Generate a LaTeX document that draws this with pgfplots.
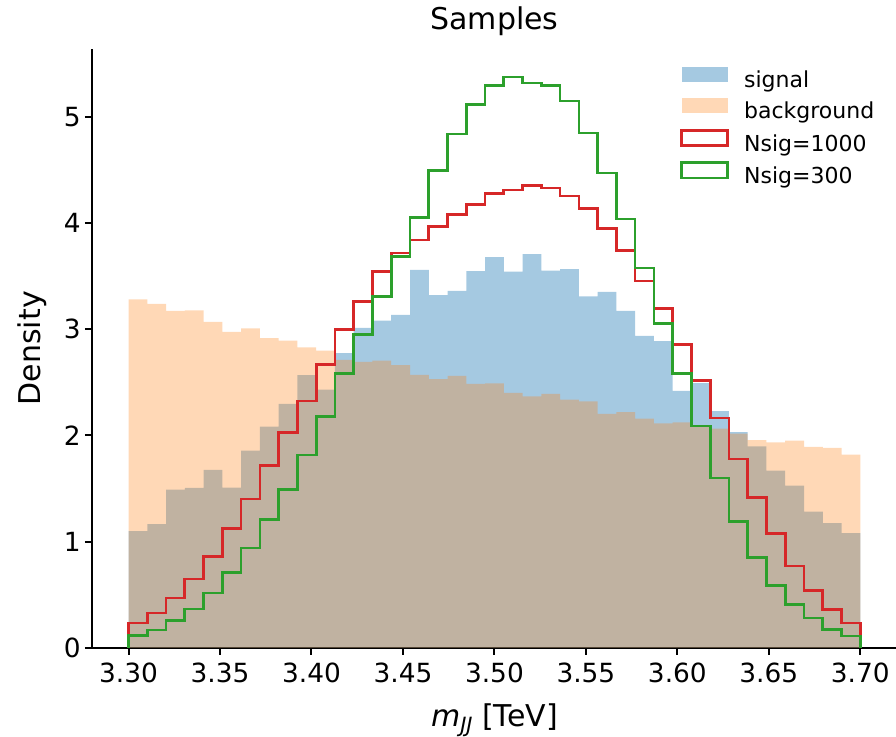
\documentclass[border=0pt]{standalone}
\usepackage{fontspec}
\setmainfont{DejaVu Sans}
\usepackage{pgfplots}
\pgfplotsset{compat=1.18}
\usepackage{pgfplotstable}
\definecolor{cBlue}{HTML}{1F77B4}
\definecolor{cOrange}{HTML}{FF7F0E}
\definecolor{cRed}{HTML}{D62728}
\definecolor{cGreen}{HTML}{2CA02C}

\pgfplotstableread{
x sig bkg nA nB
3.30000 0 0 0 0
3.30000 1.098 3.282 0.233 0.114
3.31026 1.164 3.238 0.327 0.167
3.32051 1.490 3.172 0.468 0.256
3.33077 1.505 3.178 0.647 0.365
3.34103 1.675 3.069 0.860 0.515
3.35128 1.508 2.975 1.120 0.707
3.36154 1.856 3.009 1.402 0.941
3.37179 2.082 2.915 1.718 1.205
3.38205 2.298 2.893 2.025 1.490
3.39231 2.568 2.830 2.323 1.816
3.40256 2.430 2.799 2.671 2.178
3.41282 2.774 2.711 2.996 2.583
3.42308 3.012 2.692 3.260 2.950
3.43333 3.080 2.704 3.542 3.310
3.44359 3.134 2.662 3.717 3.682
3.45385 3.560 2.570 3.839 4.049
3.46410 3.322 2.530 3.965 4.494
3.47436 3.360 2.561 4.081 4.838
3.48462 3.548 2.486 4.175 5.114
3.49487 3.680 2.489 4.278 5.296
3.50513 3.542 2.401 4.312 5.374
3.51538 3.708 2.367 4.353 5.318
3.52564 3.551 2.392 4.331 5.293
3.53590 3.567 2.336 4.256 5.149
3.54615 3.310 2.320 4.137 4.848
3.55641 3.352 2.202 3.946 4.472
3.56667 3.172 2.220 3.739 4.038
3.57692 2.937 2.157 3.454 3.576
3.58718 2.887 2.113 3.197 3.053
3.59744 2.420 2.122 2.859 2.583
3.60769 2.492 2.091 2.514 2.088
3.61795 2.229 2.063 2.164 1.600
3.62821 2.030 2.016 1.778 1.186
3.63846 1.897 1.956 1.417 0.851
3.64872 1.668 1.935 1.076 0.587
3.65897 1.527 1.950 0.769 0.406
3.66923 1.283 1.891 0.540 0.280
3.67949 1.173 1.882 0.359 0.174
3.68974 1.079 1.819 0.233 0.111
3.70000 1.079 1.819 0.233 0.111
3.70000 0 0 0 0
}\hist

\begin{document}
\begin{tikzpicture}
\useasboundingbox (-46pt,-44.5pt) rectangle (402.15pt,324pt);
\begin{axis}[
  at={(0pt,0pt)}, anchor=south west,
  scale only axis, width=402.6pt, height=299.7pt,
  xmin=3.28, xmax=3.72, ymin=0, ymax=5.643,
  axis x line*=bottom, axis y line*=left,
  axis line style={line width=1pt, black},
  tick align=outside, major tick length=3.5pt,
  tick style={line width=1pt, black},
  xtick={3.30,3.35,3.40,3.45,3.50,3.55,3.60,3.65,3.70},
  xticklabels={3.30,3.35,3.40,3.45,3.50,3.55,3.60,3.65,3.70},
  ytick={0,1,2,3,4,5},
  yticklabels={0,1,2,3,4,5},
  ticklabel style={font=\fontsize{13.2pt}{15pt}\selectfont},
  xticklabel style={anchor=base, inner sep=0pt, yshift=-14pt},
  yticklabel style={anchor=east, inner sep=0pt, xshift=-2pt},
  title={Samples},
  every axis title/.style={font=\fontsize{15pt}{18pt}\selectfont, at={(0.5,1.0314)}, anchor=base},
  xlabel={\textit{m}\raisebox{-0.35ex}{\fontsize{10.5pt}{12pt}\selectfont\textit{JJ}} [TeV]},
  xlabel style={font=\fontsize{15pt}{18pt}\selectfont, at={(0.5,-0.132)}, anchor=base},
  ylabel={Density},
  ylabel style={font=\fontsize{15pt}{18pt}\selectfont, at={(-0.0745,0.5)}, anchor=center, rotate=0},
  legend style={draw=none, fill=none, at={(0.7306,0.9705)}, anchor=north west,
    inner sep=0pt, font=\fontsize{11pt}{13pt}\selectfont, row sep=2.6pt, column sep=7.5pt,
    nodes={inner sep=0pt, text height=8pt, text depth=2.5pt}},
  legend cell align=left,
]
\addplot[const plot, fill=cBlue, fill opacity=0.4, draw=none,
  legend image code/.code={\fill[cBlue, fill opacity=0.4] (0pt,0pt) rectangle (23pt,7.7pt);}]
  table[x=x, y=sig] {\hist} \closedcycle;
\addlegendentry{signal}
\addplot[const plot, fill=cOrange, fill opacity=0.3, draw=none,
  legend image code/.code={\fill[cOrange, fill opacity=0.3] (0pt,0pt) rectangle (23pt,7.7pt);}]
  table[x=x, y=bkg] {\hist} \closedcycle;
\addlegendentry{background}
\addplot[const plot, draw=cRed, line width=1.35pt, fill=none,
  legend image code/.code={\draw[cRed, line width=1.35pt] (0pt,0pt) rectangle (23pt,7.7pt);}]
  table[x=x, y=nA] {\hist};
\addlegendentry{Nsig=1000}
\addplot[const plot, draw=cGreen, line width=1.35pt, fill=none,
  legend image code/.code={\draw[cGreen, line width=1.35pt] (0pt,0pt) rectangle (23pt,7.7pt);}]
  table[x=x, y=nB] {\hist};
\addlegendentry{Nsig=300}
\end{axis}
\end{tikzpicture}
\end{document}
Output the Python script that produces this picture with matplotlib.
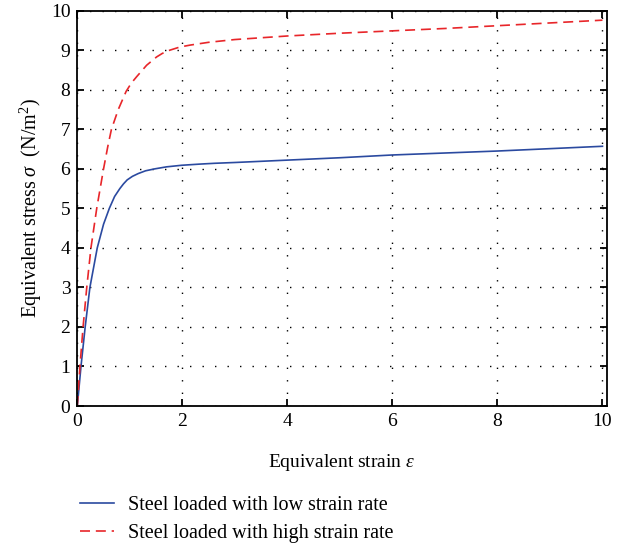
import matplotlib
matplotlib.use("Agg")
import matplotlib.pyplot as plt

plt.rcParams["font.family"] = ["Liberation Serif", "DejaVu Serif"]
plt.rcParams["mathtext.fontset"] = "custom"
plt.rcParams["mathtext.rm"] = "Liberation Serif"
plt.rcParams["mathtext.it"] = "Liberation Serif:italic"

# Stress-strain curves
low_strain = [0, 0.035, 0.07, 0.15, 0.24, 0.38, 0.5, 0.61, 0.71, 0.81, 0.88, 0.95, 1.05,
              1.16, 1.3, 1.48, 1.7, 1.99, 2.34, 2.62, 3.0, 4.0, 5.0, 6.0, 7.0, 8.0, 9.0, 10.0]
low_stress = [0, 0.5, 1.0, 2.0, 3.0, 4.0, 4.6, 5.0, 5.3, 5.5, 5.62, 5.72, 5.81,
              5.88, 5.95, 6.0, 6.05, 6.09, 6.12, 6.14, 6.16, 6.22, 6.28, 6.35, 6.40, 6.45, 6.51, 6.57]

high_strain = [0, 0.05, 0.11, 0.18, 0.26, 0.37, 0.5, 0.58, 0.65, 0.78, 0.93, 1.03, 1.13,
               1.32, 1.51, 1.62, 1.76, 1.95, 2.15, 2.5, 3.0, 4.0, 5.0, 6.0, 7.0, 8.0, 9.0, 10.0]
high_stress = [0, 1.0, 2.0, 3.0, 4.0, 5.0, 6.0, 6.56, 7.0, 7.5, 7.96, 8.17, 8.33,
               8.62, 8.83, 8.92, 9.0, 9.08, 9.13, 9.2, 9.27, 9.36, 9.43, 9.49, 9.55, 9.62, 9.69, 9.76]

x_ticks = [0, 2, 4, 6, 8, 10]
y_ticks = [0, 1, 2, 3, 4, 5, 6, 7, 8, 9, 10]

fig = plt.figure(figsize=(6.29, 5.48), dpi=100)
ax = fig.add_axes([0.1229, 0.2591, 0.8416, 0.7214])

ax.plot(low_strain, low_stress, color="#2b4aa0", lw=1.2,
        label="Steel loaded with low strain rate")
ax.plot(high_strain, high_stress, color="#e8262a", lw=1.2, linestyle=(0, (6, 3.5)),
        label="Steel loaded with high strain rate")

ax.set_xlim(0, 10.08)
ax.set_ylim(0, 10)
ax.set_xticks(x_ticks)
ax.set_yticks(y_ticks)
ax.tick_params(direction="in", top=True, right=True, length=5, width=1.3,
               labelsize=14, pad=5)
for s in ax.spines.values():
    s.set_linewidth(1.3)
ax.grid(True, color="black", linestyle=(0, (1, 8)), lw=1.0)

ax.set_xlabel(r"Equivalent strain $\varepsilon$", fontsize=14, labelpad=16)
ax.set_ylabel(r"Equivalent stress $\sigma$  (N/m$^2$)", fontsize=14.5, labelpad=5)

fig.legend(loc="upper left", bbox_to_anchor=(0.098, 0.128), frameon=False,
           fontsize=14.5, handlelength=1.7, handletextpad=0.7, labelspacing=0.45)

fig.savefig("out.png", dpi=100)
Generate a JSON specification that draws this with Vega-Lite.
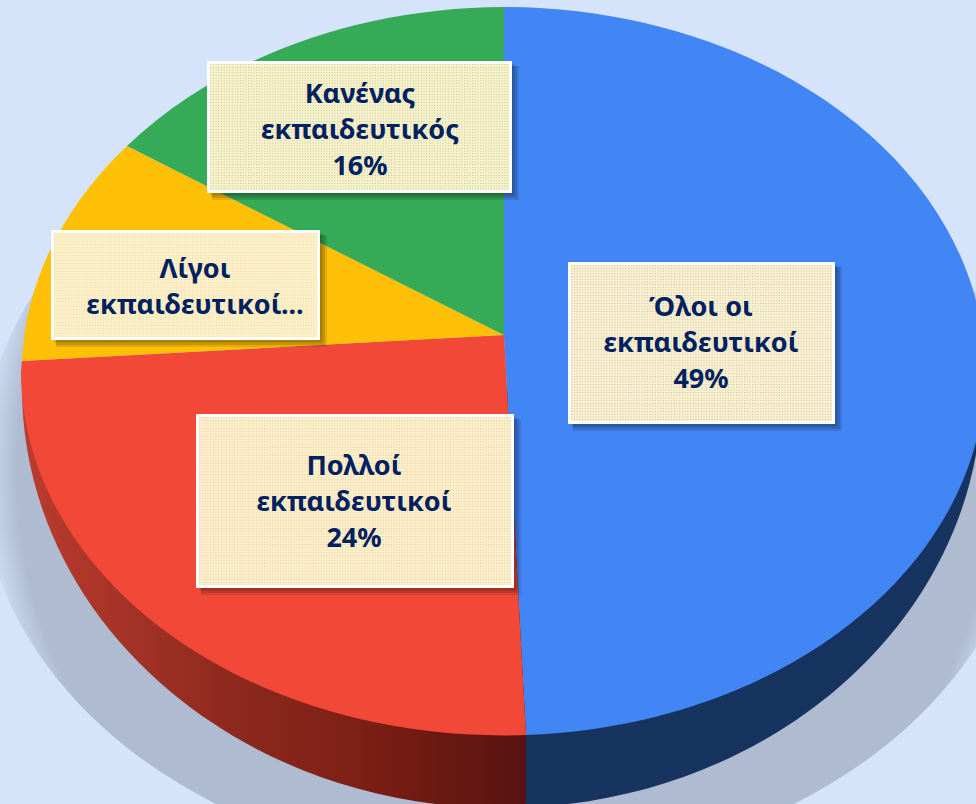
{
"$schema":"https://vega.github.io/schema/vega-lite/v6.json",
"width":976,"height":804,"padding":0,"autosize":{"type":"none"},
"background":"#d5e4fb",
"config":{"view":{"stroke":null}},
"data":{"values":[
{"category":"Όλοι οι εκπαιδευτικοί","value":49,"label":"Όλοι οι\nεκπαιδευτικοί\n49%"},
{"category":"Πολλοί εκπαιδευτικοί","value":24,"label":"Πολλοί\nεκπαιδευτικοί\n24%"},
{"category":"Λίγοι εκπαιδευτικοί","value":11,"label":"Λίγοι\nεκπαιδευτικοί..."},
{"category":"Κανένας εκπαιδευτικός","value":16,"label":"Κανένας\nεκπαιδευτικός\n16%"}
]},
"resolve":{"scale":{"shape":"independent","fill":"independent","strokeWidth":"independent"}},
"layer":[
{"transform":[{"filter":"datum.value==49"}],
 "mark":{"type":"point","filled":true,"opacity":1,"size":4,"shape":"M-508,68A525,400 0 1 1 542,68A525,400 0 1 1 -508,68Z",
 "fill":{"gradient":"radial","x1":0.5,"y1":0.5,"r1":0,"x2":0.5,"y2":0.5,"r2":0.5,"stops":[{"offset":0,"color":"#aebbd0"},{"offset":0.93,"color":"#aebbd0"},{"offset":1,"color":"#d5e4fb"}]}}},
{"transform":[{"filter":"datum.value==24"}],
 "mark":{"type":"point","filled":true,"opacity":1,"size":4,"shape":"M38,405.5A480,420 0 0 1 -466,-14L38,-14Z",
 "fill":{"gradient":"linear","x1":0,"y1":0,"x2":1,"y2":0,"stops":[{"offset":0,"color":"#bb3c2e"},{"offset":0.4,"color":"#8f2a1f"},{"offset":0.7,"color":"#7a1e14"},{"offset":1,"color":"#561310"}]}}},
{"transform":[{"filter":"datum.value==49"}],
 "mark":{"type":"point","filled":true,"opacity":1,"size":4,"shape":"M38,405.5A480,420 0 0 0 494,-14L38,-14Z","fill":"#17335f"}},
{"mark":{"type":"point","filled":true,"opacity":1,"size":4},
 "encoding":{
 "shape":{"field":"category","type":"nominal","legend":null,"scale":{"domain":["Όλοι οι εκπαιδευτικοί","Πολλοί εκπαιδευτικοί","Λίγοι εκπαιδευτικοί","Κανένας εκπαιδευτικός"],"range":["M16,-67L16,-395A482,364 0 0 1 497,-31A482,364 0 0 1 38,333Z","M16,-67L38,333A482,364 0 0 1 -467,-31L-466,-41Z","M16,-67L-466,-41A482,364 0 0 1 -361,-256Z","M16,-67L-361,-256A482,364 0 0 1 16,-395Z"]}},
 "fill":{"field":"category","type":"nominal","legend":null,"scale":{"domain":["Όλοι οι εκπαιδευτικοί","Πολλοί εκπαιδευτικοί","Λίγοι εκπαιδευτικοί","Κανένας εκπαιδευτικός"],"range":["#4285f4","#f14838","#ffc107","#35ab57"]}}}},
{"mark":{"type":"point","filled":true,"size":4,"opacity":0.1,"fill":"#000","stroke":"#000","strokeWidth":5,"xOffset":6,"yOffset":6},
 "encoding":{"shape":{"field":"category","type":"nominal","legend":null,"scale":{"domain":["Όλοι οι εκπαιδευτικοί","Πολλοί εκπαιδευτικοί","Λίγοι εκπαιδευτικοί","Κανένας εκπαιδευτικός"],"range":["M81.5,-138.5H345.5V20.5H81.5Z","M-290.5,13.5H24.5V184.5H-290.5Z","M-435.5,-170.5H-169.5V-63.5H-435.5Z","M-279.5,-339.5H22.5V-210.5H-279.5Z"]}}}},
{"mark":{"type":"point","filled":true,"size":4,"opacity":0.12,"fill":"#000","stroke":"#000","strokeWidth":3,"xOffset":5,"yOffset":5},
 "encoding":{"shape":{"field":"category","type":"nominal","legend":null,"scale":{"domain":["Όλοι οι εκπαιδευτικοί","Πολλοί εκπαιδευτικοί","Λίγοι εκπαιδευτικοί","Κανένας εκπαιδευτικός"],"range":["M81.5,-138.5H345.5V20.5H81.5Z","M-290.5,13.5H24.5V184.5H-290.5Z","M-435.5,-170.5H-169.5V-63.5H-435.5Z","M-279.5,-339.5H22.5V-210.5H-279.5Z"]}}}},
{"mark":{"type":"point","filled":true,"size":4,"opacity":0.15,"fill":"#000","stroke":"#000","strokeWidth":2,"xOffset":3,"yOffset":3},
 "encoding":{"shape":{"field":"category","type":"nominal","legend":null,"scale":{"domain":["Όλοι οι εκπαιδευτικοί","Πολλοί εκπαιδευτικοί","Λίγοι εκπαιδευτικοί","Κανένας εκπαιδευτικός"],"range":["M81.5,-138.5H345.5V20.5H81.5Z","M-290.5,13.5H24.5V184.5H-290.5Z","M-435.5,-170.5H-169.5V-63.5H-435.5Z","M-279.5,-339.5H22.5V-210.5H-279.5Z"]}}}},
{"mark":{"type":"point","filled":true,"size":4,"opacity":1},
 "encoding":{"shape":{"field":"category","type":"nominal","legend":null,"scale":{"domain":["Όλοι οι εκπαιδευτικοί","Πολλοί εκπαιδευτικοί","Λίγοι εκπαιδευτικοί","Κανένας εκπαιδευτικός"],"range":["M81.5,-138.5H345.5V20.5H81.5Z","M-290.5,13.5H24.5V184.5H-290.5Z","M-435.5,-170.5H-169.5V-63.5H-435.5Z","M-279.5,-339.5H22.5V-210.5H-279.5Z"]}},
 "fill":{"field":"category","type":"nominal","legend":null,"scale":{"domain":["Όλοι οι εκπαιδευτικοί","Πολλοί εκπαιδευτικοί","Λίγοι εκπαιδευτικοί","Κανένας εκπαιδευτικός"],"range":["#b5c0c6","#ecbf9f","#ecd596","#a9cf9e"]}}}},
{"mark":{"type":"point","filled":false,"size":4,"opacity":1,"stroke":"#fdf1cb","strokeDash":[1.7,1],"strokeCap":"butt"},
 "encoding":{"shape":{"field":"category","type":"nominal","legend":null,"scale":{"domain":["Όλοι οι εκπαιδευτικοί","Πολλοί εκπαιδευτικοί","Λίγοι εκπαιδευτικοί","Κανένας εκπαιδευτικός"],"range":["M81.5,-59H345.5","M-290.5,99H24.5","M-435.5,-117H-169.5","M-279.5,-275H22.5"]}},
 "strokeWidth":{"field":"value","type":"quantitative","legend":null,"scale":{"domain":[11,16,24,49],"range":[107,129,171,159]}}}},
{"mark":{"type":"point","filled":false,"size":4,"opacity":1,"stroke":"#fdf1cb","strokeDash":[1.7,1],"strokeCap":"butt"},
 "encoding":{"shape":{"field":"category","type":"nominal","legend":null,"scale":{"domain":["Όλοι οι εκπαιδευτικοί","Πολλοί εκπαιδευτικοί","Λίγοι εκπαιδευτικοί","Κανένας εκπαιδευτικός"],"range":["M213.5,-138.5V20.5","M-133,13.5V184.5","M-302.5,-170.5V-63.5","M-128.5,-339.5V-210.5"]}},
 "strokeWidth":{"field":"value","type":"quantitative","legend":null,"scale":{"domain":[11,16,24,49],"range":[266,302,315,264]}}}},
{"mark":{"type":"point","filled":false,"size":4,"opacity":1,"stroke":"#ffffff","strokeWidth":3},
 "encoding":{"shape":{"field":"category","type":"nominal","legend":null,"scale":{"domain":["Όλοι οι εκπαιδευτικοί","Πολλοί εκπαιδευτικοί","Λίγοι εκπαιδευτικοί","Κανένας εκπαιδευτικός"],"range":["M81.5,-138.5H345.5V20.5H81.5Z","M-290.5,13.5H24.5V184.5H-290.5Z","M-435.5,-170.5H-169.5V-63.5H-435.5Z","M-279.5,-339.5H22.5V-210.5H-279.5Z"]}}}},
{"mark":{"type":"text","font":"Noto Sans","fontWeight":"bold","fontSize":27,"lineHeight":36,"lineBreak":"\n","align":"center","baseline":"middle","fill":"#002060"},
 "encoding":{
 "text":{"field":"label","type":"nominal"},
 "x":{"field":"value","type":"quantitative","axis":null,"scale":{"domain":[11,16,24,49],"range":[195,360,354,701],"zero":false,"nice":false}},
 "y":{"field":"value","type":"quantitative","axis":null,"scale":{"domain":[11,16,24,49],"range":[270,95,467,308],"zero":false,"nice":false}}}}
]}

::::::::::

Gather all lines from the listing above in which "matplotlib" occurs.

◆ **The answer**
Output the Python script that produces this picture with matplotlib.
import matplotlib
matplotlib.use("Agg")
import matplotlib.pyplot as plt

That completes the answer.